Given request -
Repeat the material below word for word and leave out all pictures.

Data -
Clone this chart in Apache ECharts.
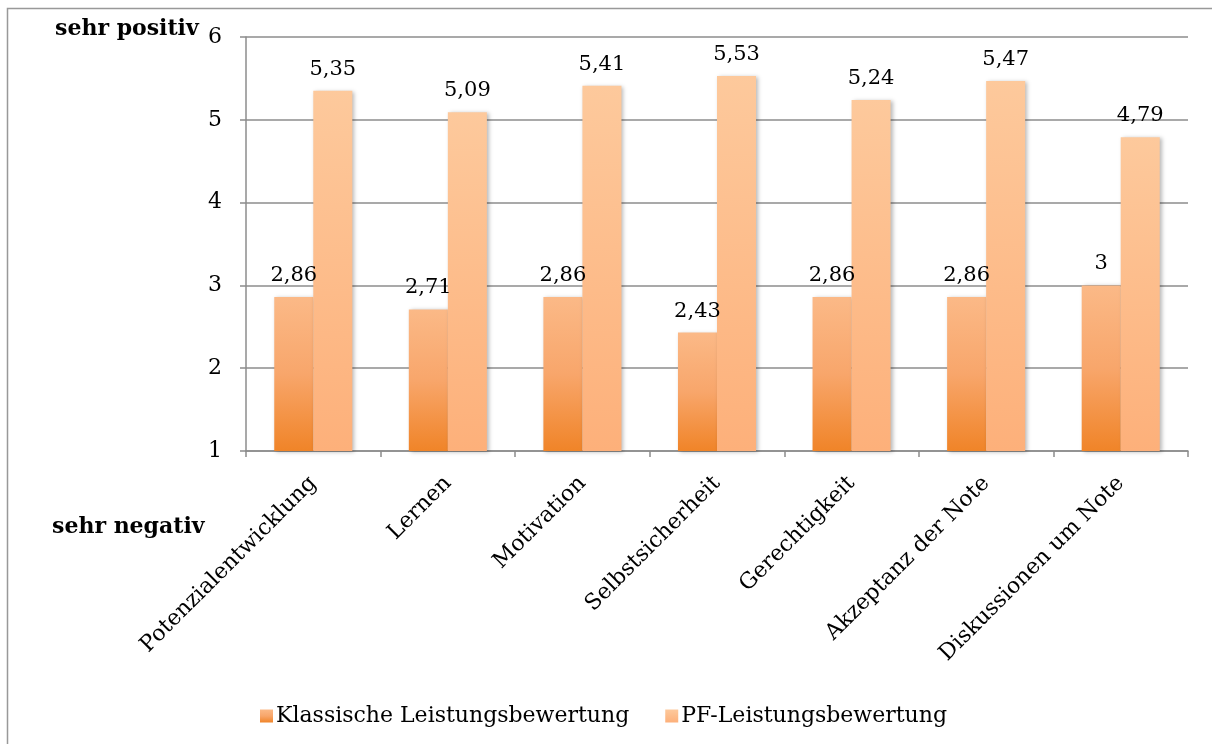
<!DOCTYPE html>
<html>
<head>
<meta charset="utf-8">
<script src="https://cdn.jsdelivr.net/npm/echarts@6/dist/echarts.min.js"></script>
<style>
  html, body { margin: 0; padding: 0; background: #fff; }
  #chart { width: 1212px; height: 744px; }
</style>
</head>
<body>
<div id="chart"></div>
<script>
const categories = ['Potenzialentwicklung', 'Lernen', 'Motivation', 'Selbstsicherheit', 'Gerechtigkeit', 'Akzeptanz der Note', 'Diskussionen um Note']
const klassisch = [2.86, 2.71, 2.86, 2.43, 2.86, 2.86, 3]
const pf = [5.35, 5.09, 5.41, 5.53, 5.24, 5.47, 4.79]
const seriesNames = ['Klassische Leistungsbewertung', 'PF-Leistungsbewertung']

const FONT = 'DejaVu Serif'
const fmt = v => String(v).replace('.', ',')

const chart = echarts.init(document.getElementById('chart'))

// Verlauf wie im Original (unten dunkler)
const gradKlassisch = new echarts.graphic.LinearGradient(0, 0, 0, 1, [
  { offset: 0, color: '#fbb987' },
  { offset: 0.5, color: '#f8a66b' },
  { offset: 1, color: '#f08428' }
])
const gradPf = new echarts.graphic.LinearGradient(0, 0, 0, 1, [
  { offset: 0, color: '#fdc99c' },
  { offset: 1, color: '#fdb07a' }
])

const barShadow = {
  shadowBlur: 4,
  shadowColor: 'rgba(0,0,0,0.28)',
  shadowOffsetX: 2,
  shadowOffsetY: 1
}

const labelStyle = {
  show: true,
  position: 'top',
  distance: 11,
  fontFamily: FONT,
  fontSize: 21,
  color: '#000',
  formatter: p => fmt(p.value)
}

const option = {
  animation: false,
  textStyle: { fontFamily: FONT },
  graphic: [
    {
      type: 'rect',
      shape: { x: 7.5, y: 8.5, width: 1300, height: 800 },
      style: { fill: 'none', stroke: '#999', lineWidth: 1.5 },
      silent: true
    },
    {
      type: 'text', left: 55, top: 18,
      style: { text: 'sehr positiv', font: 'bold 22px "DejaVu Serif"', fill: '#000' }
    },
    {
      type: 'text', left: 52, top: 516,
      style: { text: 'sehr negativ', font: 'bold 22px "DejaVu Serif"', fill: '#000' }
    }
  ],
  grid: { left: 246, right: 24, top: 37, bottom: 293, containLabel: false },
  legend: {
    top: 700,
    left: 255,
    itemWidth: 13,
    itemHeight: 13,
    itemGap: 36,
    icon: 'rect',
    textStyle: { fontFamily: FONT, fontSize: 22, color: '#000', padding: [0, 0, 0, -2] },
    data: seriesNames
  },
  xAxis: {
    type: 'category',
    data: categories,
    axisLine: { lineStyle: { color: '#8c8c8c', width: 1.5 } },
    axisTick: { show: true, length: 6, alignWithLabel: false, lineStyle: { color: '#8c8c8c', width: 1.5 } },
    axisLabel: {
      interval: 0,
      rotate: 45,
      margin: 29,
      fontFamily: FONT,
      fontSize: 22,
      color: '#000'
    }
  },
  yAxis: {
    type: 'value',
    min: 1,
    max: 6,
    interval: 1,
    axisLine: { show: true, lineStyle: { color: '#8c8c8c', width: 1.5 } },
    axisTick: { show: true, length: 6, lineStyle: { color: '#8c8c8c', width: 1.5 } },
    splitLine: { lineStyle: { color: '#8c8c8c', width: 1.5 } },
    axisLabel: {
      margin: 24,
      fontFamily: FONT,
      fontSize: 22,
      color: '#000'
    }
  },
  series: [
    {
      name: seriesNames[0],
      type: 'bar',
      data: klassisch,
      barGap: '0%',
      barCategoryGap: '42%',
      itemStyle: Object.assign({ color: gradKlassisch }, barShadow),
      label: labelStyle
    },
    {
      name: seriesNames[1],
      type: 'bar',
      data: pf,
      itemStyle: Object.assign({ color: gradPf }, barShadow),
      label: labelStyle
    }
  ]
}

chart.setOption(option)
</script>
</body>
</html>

Complete output -
Clone this chart in Apache ECharts.
<!DOCTYPE html>
<html>
<head>
<meta charset="utf-8">
<script src="https://cdn.jsdelivr.net/npm/echarts@6/dist/echarts.min.js"></script>
<style>
  html, body { margin: 0; padding: 0; background: #fff; }
  #chart { width: 1212px; height: 744px; }
</style>
</head>
<body>
<div id="chart"></div>
<script>
const categories = ['Potenzialentwicklung', 'Lernen', 'Motivation', 'Selbstsicherheit', 'Gerechtigkeit', 'Akzeptanz der Note', 'Diskussionen um Note']
const klassisch = [2.86, 2.71, 2.86, 2.43, 2.86, 2.86, 3]
const pf = [5.35, 5.09, 5.41, 5.53, 5.24, 5.47, 4.79]
const seriesNames = ['Klassische Leistungsbewertung', 'PF-Leistungsbewertung']

const FONT = 'DejaVu Serif'
const fmt = v => String(v).replace('.', ',')

const chart = echarts.init(document.getElementById('chart'))

// Verlauf wie im Original (unten dunkler)
const gradKlassisch = new echarts.graphic.LinearGradient(0, 0, 0, 1, [
  { offset: 0, color: '#fbb987' },
  { offset: 0.5, color: '#f8a66b' },
  { offset: 1, color: '#f08428' }
])
const gradPf = new echarts.graphic.LinearGradient(0, 0, 0, 1, [
  { offset: 0, color: '#fdc99c' },
  { offset: 1, color: '#fdb07a' }
])

const barShadow = {
  shadowBlur: 4,
  shadowColor: 'rgba(0,0,0,0.28)',
  shadowOffsetX: 2,
  shadowOffsetY: 1
}

const labelStyle = {
  show: true,
  position: 'top',
  distance: 11,
  fontFamily: FONT,
  fontSize: 21,
  color: '#000',
  formatter: p => fmt(p.value)
}

const option = {
  animation: false,
  textStyle: { fontFamily: FONT },
  graphic: [
    {
      type: 'rect',
      shape: { x: 7.5, y: 8.5, width: 1300, height: 800 },
      style: { fill: 'none', stroke: '#999', lineWidth: 1.5 },
      silent: true
    },
    {
      type: 'text', left: 55, top: 18,
      style: { text: 'sehr positiv', font: 'bold 22px "DejaVu Serif"', fill: '#000' }
    },
    {
      type: 'text', left: 52, top: 516,
      style: { text: 'sehr negativ', font: 'bold 22px "DejaVu Serif"', fill: '#000' }
    }
  ],
  grid: { left: 246, right: 24, top: 37, bottom: 293, containLabel: false },
  legend: {
    top: 700,
    left: 255,
    itemWidth: 13,
    itemHeight: 13,
    itemGap: 36,
    icon: 'rect',
    textStyle: { fontFamily: FONT, fontSize: 22, color: '#000', padding: [0, 0, 0, -2] },
    data: seriesNames
  },
  xAxis: {
    type: 'category',
    data: categories,
    axisLine: { lineStyle: { color: '#8c8c8c', width: 1.5 } },
    axisTick: { show: true, length: 6, alignWithLabel: false, lineStyle: { color: '#8c8c8c', width: 1.5 } },
    axisLabel: {
      interval: 0,
      rotate: 45,
      margin: 29,
      fontFamily: FONT,
      fontSize: 22,
      color: '#000'
    }
  },
  yAxis: {
    type: 'value',
    min: 1,
    max: 6,
    interval: 1,
    axisLine: { show: true, lineStyle: { color: '#8c8c8c', width: 1.5 } },
    axisTick: { show: true, length: 6, lineStyle: { color: '#8c8c8c', width: 1.5 } },
    splitLine: { lineStyle: { color: '#8c8c8c', width: 1.5 } },
    axisLabel: {
      margin: 24,
      fontFamily: FONT,
      fontSize: 22,
      color: '#000'
    }
  },
  series: [
    {
      name: seriesNames[0],
      type: 'bar',
      data: klassisch,
      barGap: '0%',
      barCategoryGap: '42%',
      itemStyle: Object.assign({ color: gradKlassisch }, barShadow),
      label: labelStyle
    },
    {
      name: seriesNames[1],
      type: 'bar',
      data: pf,
      itemStyle: Object.assign({ color: gradPf }, barShadow),
      label: labelStyle
    }
  ]
}

chart.setOption(option)
</script>
</body>
</html>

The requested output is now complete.